2. value matrix: with start or fixed values for corresponding parameters.
3. label matrix: with user friendly label for each parameter. label matrix is optional.

### Construct model

xxmModel() is used to declare level names. The function returns a model object that is passed as a parameter to subsequent statements. Variable name for the return value can be anything.

For each declared level xxmSubmodel() is invoked to add corresponding submodel to the model object. The function adds three types of information to the model object:

• parents declares a list of all parents of the current level.
• Levels with the independent variables are the parent levels.
• Level with the dependent variable is the child level.
• variables declares names of observed dependent (ys), observed independent (xs) and latent variables (etas) for the level.
• data R data object for the current level.
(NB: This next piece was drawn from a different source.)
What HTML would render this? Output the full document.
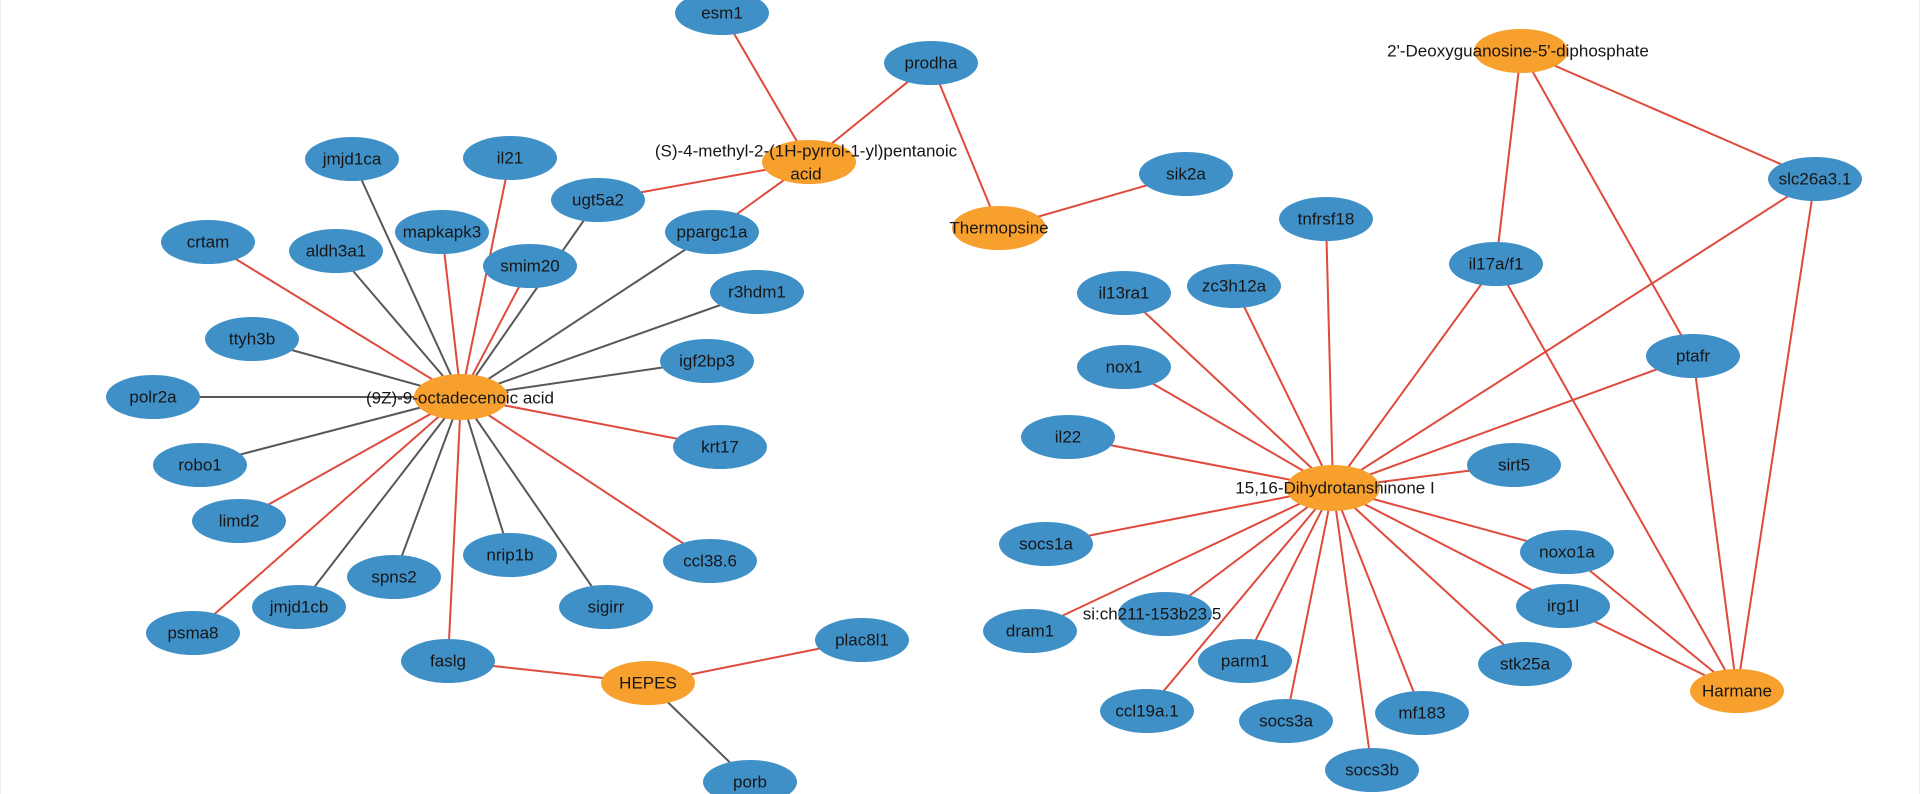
<!DOCTYPE html>
<html>
<head>
<meta charset="utf-8">
<style>
html,body{margin:0;padding:0;background:#fff;}
body{width:1920px;height:794px;overflow:hidden;}
svg{display:block;}
text{font-family:"Liberation Sans",Arial,sans-serif;font-size:17px;fill:#161616;text-anchor:middle;dominant-baseline:central;}
.r{stroke:#df4a3c;stroke-width:2;}
.g{stroke:#585858;stroke-width:2;}
.b{fill:#4090c8;}
.o{fill:#f8a02e;}
</style>
</head>
<body>
<svg width="1920" height="794" viewBox="0 0 1920 794" xmlns="http://www.w3.org/2000/svg">
<rect x="0" y="0" width="1920" height="794" fill="#fff"/>
<line x1="0.5" y1="0" x2="0.5" y2="794" stroke="#f2f2f2" stroke-width="1"/>
<line x1="1919.5" y1="0" x2="1919.5" y2="794" stroke="#f2f2f2" stroke-width="1"/>

<!-- edges from (9Z) 461,397 -->
<g>
<line class="g" x1="461" y1="397" x2="352" y2="159"/>
<line class="r" x1="461" y1="397" x2="510" y2="158"/>
<line class="r" x1="461" y1="397" x2="208" y2="242"/>
<line class="g" x1="461" y1="397" x2="336" y2="251"/>
<line class="r" x1="461" y1="397" x2="442" y2="232"/>
<line class="g" x1="461" y1="397" x2="598" y2="200"/>
<line class="r" x1="461" y1="397" x2="530" y2="266"/>
<line class="g" x1="461" y1="397" x2="252" y2="339"/>
<line class="g" x1="461" y1="397" x2="153" y2="397"/>
<line class="g" x1="461" y1="397" x2="712" y2="232"/>
<line class="g" x1="461" y1="397" x2="757" y2="292"/>
<line class="g" x1="461" y1="397" x2="707" y2="361"/>
<line class="r" x1="461" y1="397" x2="720" y2="447"/>
<line class="r" x1="461" y1="397" x2="710" y2="561"/>
<line class="g" x1="461" y1="397" x2="200" y2="465"/>
<line class="r" x1="461" y1="397" x2="239" y2="521"/>
<line class="r" x1="461" y1="397" x2="193" y2="633"/>
<line class="g" x1="461" y1="397" x2="299" y2="607"/>
<line class="g" x1="461" y1="397" x2="394" y2="577"/>
<line class="g" x1="461" y1="397" x2="510" y2="555"/>
<line class="g" x1="461" y1="397" x2="606" y2="607"/>
<line class="r" x1="461" y1="397" x2="448" y2="661"/>
</g>
<!-- (S)-4-methyl 809,162 -->
<line class="r" x1="809" y1="162" x2="722" y2="13"/>
<line class="r" x1="809" y1="162" x2="931" y2="63"/>
<line class="r" x1="809" y1="162" x2="598" y2="200"/>
<line class="r" x1="809" y1="162" x2="712" y2="232"/>
<!-- Thermopsine -->
<line class="r" x1="999" y1="228" x2="931" y2="63"/>
<line class="r" x1="999" y1="228" x2="1186" y2="174"/>
<!-- HEPES -->
<line class="r" x1="648" y1="683" x2="448" y2="661"/>
<line class="r" x1="648" y1="683" x2="862" y2="640"/>
<line class="g" x1="648" y1="683" x2="750" y2="782"/>
<!-- 15,16 1333,488 -->
<g>
<line class="r" x1="1333" y1="488" x2="1124" y2="293"/>
<line class="r" x1="1333" y1="488" x2="1234" y2="286"/>
<line class="r" x1="1333" y1="488" x2="1326" y2="219"/>
<line class="r" x1="1333" y1="488" x2="1496" y2="264"/>
<line class="r" x1="1333" y1="488" x2="1815" y2="179"/>
<line class="r" x1="1333" y1="488" x2="1693" y2="356"/>
<line class="r" x1="1333" y1="488" x2="1124" y2="367"/>
<line class="r" x1="1333" y1="488" x2="1068" y2="437"/>
<line class="r" x1="1333" y1="488" x2="1514" y2="465"/>
<line class="r" x1="1333" y1="488" x2="1046" y2="544"/>
<line class="r" x1="1333" y1="488" x2="1030" y2="631"/>
<line class="r" x1="1333" y1="488" x2="1165" y2="614"/>
<line class="r" x1="1333" y1="488" x2="1147" y2="711"/>
<line class="r" x1="1333" y1="488" x2="1245" y2="661"/>
<line class="r" x1="1333" y1="488" x2="1286" y2="721"/>
<line class="r" x1="1333" y1="488" x2="1372" y2="770"/>
<line class="r" x1="1333" y1="488" x2="1422" y2="713"/>
<line class="r" x1="1333" y1="488" x2="1525" y2="664"/>
<line class="r" x1="1333" y1="488" x2="1563" y2="606"/>
<line class="r" x1="1333" y1="488" x2="1567" y2="552"/>
</g>
<!-- Deoxy 1521,51 -->
<line class="r" x1="1521" y1="51" x2="1496" y2="264"/>
<line class="r" x1="1521" y1="51" x2="1693" y2="356"/>
<line class="r" x1="1521" y1="51" x2="1815" y2="179"/>
<!-- Harmane 1737,691 -->
<line class="r" x1="1737" y1="691" x2="1496" y2="264"/>
<line class="r" x1="1737" y1="691" x2="1693" y2="356"/>
<line class="r" x1="1737" y1="691" x2="1815" y2="179"/>
<line class="r" x1="1737" y1="691" x2="1567" y2="552"/>
<line class="r" x1="1737" y1="691" x2="1563" y2="606"/>

<!-- blue nodes -->
<g class="b">
<ellipse cx="352" cy="159" rx="47" ry="22"/>
<ellipse cx="510" cy="158" rx="47" ry="22"/>
<ellipse cx="598" cy="200" rx="47" ry="22"/>
<ellipse cx="208" cy="242" rx="47" ry="22"/>
<ellipse cx="336" cy="251" rx="47" ry="22"/>
<ellipse cx="442" cy="232" rx="47" ry="22"/>
<ellipse cx="530" cy="266" rx="47" ry="22"/>
<ellipse cx="252" cy="339" rx="47" ry="22"/>
<ellipse cx="153" cy="397" rx="47" ry="22"/>
<ellipse cx="200" cy="465" rx="47" ry="22"/>
<ellipse cx="239" cy="521" rx="47" ry="22"/>
<ellipse cx="193" cy="633" rx="47" ry="22"/>
<ellipse cx="299" cy="607" rx="47" ry="22"/>
<ellipse cx="394" cy="577" rx="47" ry="22"/>
<ellipse cx="510" cy="555" rx="47" ry="22"/>
<ellipse cx="606" cy="607" rx="47" ry="22"/>
<ellipse cx="448" cy="661" rx="47" ry="22"/>
<ellipse cx="722" cy="13" rx="47" ry="22"/>
<ellipse cx="931" cy="63" rx="47" ry="22"/>
<ellipse cx="712" cy="232" rx="47" ry="22"/>
<ellipse cx="1186" cy="174" rx="47" ry="22"/>
<ellipse cx="757" cy="292" rx="47" ry="22"/>
<ellipse cx="707" cy="361" rx="47" ry="22"/>
<ellipse cx="1124" cy="293" rx="47" ry="22"/>
<ellipse cx="1234" cy="286" rx="47" ry="22"/>
<ellipse cx="1124" cy="367" rx="47" ry="22"/>
<ellipse cx="720" cy="447" rx="47" ry="22"/>
<ellipse cx="710" cy="561" rx="47" ry="22"/>
<ellipse cx="862" cy="640" rx="47" ry="22"/>
<ellipse cx="750" cy="782" rx="47" ry="22"/>
<ellipse cx="1068" cy="437" rx="47" ry="22"/>
<ellipse cx="1046" cy="544" rx="47" ry="22"/>
<ellipse cx="1030" cy="631" rx="47" ry="22"/>
<ellipse cx="1165" cy="614" rx="47" ry="22"/>
<ellipse cx="1147" cy="711" rx="47" ry="22"/>
<ellipse cx="1815" cy="179" rx="47" ry="22"/>
<ellipse cx="1326" cy="219" rx="47" ry="22"/>
<ellipse cx="1496" cy="264" rx="47" ry="22"/>
<ellipse cx="1693" cy="356" rx="47" ry="22"/>
<ellipse cx="1514" cy="465" rx="47" ry="22"/>
<ellipse cx="1567" cy="552" rx="47" ry="22"/>
<ellipse cx="1563" cy="606" rx="47" ry="22"/>
<ellipse cx="1525" cy="664" rx="47" ry="22"/>
<ellipse cx="1245" cy="661" rx="47" ry="22"/>
<ellipse cx="1286" cy="721" rx="47" ry="22"/>
<ellipse cx="1422" cy="713" rx="47" ry="22"/>
<ellipse cx="1372" cy="770" rx="47" ry="22"/>
</g>
<!-- orange nodes -->
<g class="o">
<ellipse cx="461" cy="397" rx="47" ry="23"/>
<ellipse cx="809" cy="162" rx="47" ry="22"/>
<ellipse cx="999" cy="228" rx="47" ry="22"/>
<ellipse cx="648" cy="683" rx="47" ry="22"/>
<ellipse cx="1333" cy="488" rx="47" ry="23"/>
<ellipse cx="1521" cy="51" rx="47" ry="22"/>
<ellipse cx="1737" cy="691" rx="47" ry="22"/>
</g>

<!-- labels -->
<g>
<text x="352" y="159">jmjd1ca</text>
<text x="510" y="158">il21</text>
<text x="598" y="200">ugt5a2</text>
<text x="208" y="242">crtam</text>
<text x="336" y="251">aldh3a1</text>
<text x="442" y="232">mapkapk3</text>
<text x="530" y="266">smim20</text>
<text x="252" y="339">ttyh3b</text>
<text x="153" y="397">polr2a</text>
<text x="200" y="465">robo1</text>
<text x="239" y="521">limd2</text>
<text x="193" y="633">psma8</text>
<text x="299" y="607">jmjd1cb</text>
<text x="394" y="577">spns2</text>
<text x="510" y="555">nrip1b</text>
<text x="606" y="607">sigirr</text>
<text x="448" y="661">faslg</text>
<text x="722" y="13">esm1</text>
<text x="931" y="63">prodha</text>
<text x="712" y="232">ppargc1a</text>
<text x="1186" y="174">sik2a</text>
<text x="757" y="292">r3hdm1</text>
<text x="707" y="361">igf2bp3</text>
<text x="1124" y="293">il13ra1</text>
<text x="1234" y="286">zc3h12a</text>
<text x="1124" y="367">nox1</text>
<text x="720" y="447">krt17</text>
<text x="710" y="561">ccl38.6</text>
<text x="862" y="640">plac8l1</text>
<text x="750" y="782">porb</text>
<text x="1068" y="437">il22</text>
<text x="1046" y="544">socs1a</text>
<text x="1030" y="631">dram1</text>
<text x="1152" y="614">si:ch211-153b23.5</text>
<text x="1147" y="711">ccl19a.1</text>
<text x="1815" y="179">slc26a3.1</text>
<text x="1326" y="219">tnfrsf18</text>
<text x="1496" y="264">il17a/f1</text>
<text x="1693" y="356">ptafr</text>
<text x="1514" y="465">sirt5</text>
<text x="1567" y="552">noxo1a</text>
<text x="1563" y="606">irg1l</text>
<text x="1525" y="664">stk25a</text>
<text x="1245" y="661">parm1</text>
<text x="1286" y="721">socs3a</text>
<text x="1422" y="713">mf183</text>
<text x="1372" y="770">socs3b</text>

<text x="460" y="398">(9Z)-9-octadecenoic acid</text>
<text x="806" y="151">(S)-4-methyl-2-(1H-pyrrol-1-yl)pentanoic</text>
<text x="806" y="174">acid</text>
<text x="999" y="228">Thermopsine</text>
<text x="648" y="683">HEPES</text>
<text x="1335" y="488">15,16-Dihydrotanshinone I</text>
<text x="1518" y="51">2'-Deoxyguanosine-5'-diphosphate</text>
<text x="1737" y="691">Harmane</text>
</g>
</svg>
</body>
</html>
For each declared level xxmWithinMatrix() is used to add within-level parameter matrices. For each parameter matrix, the function adds the three matrices constructed earlier:

• pattern
• value
• label (optional)

Pairs of levels that share parent-child relationship have regression relationships. xxmBetweenMatrix() is used to add corresponding rergession matrices connecting the two levels.

• Level with the independent variable is the parent level.
• Level with the dependent variable is the child level.

For each parameter matrix, the function adds the three matrices constructed earlier:

• pattern
• value
• label (optional)

### Estimate model parameters

Estimation process is initiated by xxmRun(). If all goes well, a q&d summary of the results is printed.

### Estimate profile-likelihood confidence intervals

Once parameters are estimated, confidence intervals are estimated by invoking xxmCI(). Depending on the the number of observations and the complexity of the model, xxmCI() may take a long time to compute. xxmCI() also prints a summary of parameter estimates and CIS.

### View results

A summary of results may be retrived as an R list by a call to xxmSummary(). The returned list has two elements:

1. fit is a list with five elements:
• deviance is $-2 Log Likelihood$ for the maximum likelihood fit function.
• nParameters is the total number of unique parameters.
• nObservations is the total number of observations across all levels.
• aic is Akaike’s Information Criterion or AIC computed as $-2ll + 2*p$.
• bic is Bayesian Information Criterion or BIC computed as $-2ll + p*\log(n)$.
2. estimates is a single table of free parameter estimates
All xxM parameters have superscripts {child, parent} and subscripts {to, from}. xxM adds a descriptive parameter label if one is not already provided by the user.

### Free model object

xxM model object may hog a significant amount of RAM outside of R’s workspace. This memory will automatically be released, when the workspace is cleared by a call to rm(list=ls()) or at the end of the R session. Alternatively, it is recommended that xxmFree() may be called to release the memory.